Pope discusses Ukraine with Russia’s Metropolitan Hilarion
(Vatican Radio) Pope Francis met on Tuesday with Russian Orthodox Metropolitan Hilarion, who came to thank the Holy Father for the recent loan of the relics of the 4th century Saint Nicholas of Myra.
The relics, which were taken from the southern Italian city of Bari to Moscow and St Petersburg, drew huge crowds of Orthodox pilgrims during the two month loan period.
Metropolitan Hilarion, who has been a regular visitor to the Vatican in recent years, heads the department for external church relations.
Speaking to Vatican Radio after the private audience, the Orthodox leader said he and the pope also discussed ongoing tensions in Ukraine, as well as joint efforts to support Christians in the Middle East. Despite a warming of relations between Moscow and Rome, he said there are no current plans for a papal visit to Russia, or for Patriarch Kirill to visit the Vatican.
Metropolitan Hilarion says the “translation of the relics of St Nicholas to Russia was a very special event” as almost 2.5 million people came to venerate them, standing in queues of up to ten hours.
Relics of St Nicholas
He notes that for many decades, relations between Catholics and Orthodox developed out of sight of ordinary people in Russia. The first event which came to their attentions, he says, was the historic meeting of Pope Francis and Patriarch Kirill in February last year, but the first event in which people participated was the veneration of the relics.
Joint efforts to support Christians in Syria
Asked about other joint projects, the Orthodox leader says his Church has created a working group with Catholics to provide humanitarian assistance to Christians in the Middle East, in particular to catalogue the churches, monasteries and shrines that have been destroyed during the war in Syria. While he says he hopes the war will end soon, he adds there will be an immense task of restoring the country and the churches, as well as providing safe spaces for Christians to go back home.
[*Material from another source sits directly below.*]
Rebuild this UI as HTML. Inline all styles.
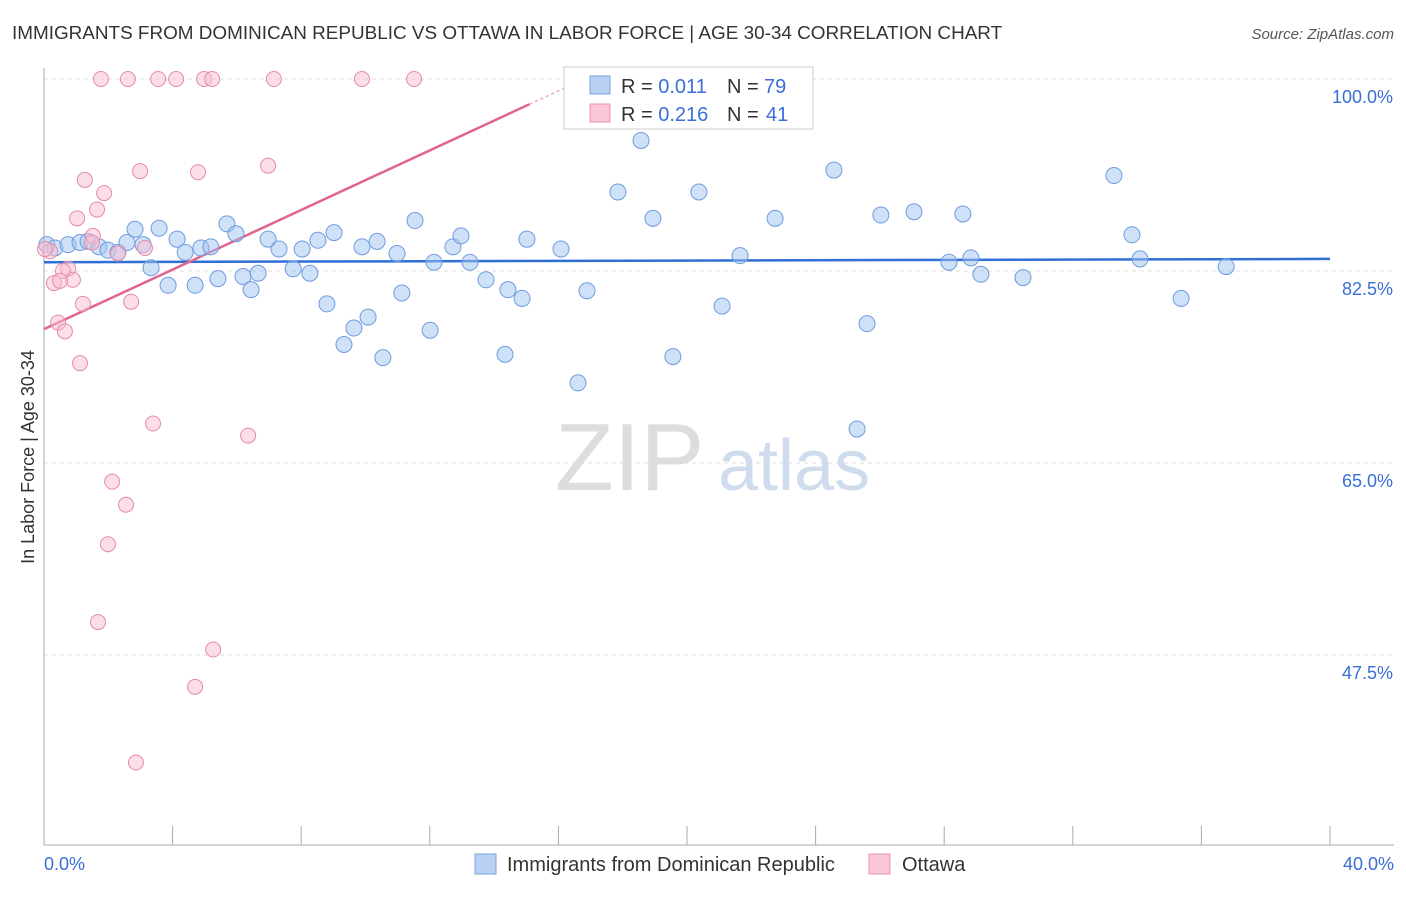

Religious freedom in Russia
Speaking about religious freedom in Russia, Metropolitan Hilarion says the concerns of some journalists “in my view, are ungrounded”. He says that Jehovah’s Witnesses have been prohibited from activities recently, since they are considered “not as a Christian Church, but as a sect”.
Tensions in Ukraine
He says that he discussed with Pope Francis the situation in Ukraine, “where, in our point of view, violations of religious freedom are quite visible and quite open”. He mentions especially laws proposed by the Ukrainian parliament to “discriminate” against the Ukrainian Orthodox Church of the Moscow Patriarchate, which is accused of being an agent of Russia and treated as a foreign religious organisation.
Abstain from aggressive rhetoric
Despite the desire for reconciliation expressed by the pope and the patriarch in their joint declaration, Metropolitan Hilarion says it’s hard to speak of progress in relations between Orthodox and Greek Catholics in Ukraine. He adds that the first step must be for each religious confession “to abstain from aggressive rhetoric”.